Today I was on NPR Talk of the Nation discussing the latest controversy around the editing of the [[Haymarket affair]] article in Wikipedia. [See the NPR page here].
In the Chronicle of Higher Education, professor Messer-Kruse documented his attempts to update the Wikipedia entry over a two year period to reflect his groundbreaking research. He was rebuffed and wrote:
The “undue weight” policy posed a problem. Scholars have been publishing the same ideas about the Haymarket case for more than a century. The last published bibliography of titles on the subject has 1,530 entries.
“Explain to me, then, how a ‘minority’ source with facts on its side would ever appear against a wrong ‘majority’ one?” I asked the Wiki-gatekeeper. He responded, “You’re more than welcome to discuss reliable sources here, that’s what the talk page is for. However, you might want to have a quick look at Wikipedia’s civility policy.”
I tried to edit the page again. Within 10 seconds I was informed that my citations to the primary documents were insufficient, as Wikipedia requires its contributors to rely on secondary sources, or, as my critic informed me, “published books.” Another editor cheerfully tutored me in what this means: “Wikipedia is not ‘truth,’ Wikipedia is ‘verifiability’ of reliable sources. Hence, if most secondary sources which are taken as reliable happen to repeat a flawed account or description of something, Wikipedia will echo that.“
Therein lies the problem.
Wikipedia depends on secondary sources. If recent scholarship, though accurate, still accounts for a minority view, Wikipedia will wait until the majority view recognizes these new advances as canon. Only then will the article reflect those changes.
What we’re seeing with the new evidence published by Messer-Kruse in August 2011, is that there is a lag time before scholarship is generally accepted. To wit, on the radio show, I read the blurb from the professor’s book and showed why it was perhaps the “perfect storm” of conditions such that Wikipedia would not include his findings right away (emphasis mine).

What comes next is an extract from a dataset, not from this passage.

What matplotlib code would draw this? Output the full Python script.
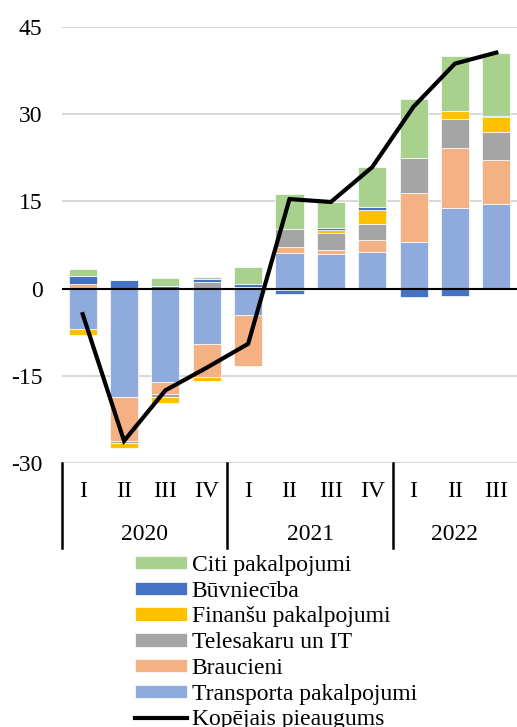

In this controversial and groundbreaking new history, Timothy Messer-Kruse rewrites the standard narrative of the most iconic event in American labor history: the Haymarket Bombing and Trial of 1886. Using thousands of pages of previously unexamined materials, Messer-Kruse demonstrates that, contrary to longstanding historical opinion, the trial was not the “travesty of justice” it has commonly been depicted as.
Every bolded word is in stark contrast to Wikipedia’s policies of verifiability, reliable sources and undue weight given to minority viewpoints. That is, this book is the first revelation of these new findings, and they haven’t been taken as a consensus view, at least not yet.
In time, if the facts hold up, and there is every reason to believe they will, the rest of Haymarket affair scholarship will reflect the new research, and Wikipedia will reflect that.
So chalk this up under one of the more unusual and modern complaints about Wikipedia you almost never hear:
Can’t you move faster? You’re going too slow.